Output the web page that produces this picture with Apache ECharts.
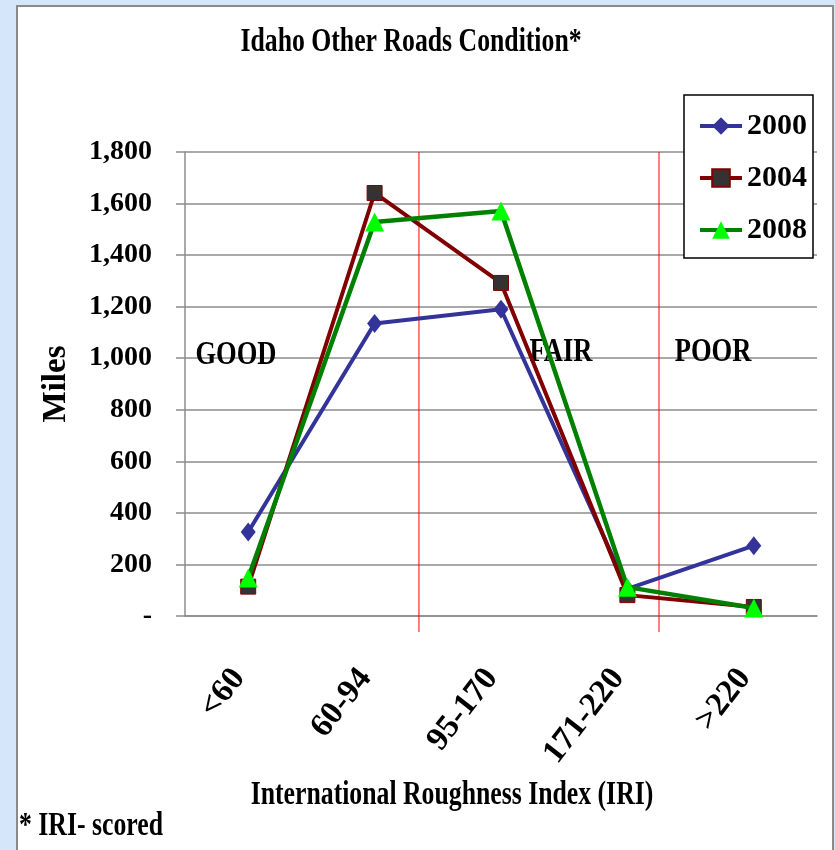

==

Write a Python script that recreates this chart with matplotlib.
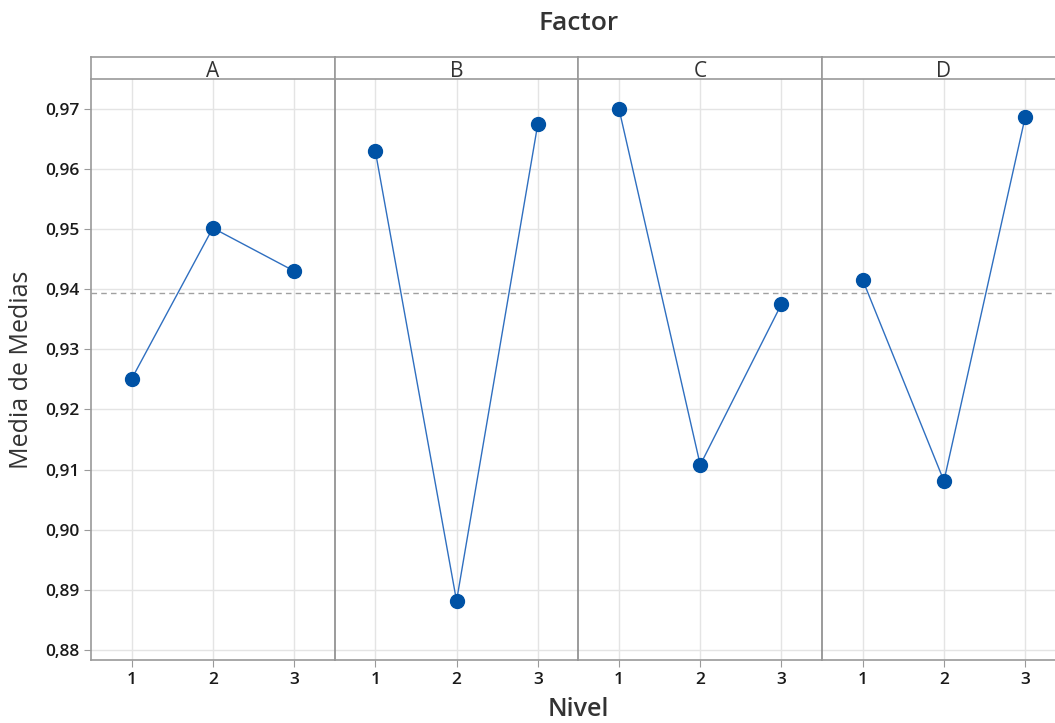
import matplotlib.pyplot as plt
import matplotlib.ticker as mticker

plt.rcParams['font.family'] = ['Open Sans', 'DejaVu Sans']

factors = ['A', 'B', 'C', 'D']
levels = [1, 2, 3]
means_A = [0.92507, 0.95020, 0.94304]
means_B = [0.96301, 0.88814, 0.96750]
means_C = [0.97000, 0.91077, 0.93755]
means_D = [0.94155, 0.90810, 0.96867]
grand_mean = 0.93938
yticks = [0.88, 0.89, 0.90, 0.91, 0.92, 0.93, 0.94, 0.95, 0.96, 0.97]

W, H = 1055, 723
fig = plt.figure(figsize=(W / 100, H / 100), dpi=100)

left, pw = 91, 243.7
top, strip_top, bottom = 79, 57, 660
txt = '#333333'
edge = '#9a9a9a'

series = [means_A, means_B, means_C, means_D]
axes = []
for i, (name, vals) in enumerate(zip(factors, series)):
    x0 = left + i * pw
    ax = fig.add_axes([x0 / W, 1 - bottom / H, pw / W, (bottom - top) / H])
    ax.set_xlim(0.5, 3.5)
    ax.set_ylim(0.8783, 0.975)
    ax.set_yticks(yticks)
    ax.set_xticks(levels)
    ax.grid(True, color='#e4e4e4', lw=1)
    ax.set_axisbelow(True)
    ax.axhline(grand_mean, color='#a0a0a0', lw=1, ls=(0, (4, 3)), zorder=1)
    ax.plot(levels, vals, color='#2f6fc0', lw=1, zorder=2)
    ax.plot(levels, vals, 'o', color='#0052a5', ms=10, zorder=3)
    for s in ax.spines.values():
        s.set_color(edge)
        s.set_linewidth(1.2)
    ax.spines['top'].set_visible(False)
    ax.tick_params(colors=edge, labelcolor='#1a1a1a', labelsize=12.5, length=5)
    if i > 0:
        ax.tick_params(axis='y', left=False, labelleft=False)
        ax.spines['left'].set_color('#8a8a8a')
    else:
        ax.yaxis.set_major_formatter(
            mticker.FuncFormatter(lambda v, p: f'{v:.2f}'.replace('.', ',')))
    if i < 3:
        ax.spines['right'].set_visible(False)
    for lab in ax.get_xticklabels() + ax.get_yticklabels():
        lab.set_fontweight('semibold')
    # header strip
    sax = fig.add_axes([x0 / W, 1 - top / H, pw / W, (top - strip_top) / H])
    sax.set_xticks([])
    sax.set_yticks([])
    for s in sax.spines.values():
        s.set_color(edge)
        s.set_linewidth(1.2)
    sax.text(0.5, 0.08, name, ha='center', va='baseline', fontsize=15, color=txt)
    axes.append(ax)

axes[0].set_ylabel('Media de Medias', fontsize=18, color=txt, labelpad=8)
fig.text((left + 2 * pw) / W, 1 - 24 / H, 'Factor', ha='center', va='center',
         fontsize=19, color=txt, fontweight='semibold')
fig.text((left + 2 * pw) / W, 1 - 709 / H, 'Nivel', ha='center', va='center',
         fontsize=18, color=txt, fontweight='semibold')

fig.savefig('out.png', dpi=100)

Problem to solve:
Report the number of lines in the listing above that include the word "this", and nothing else.

The solution:
2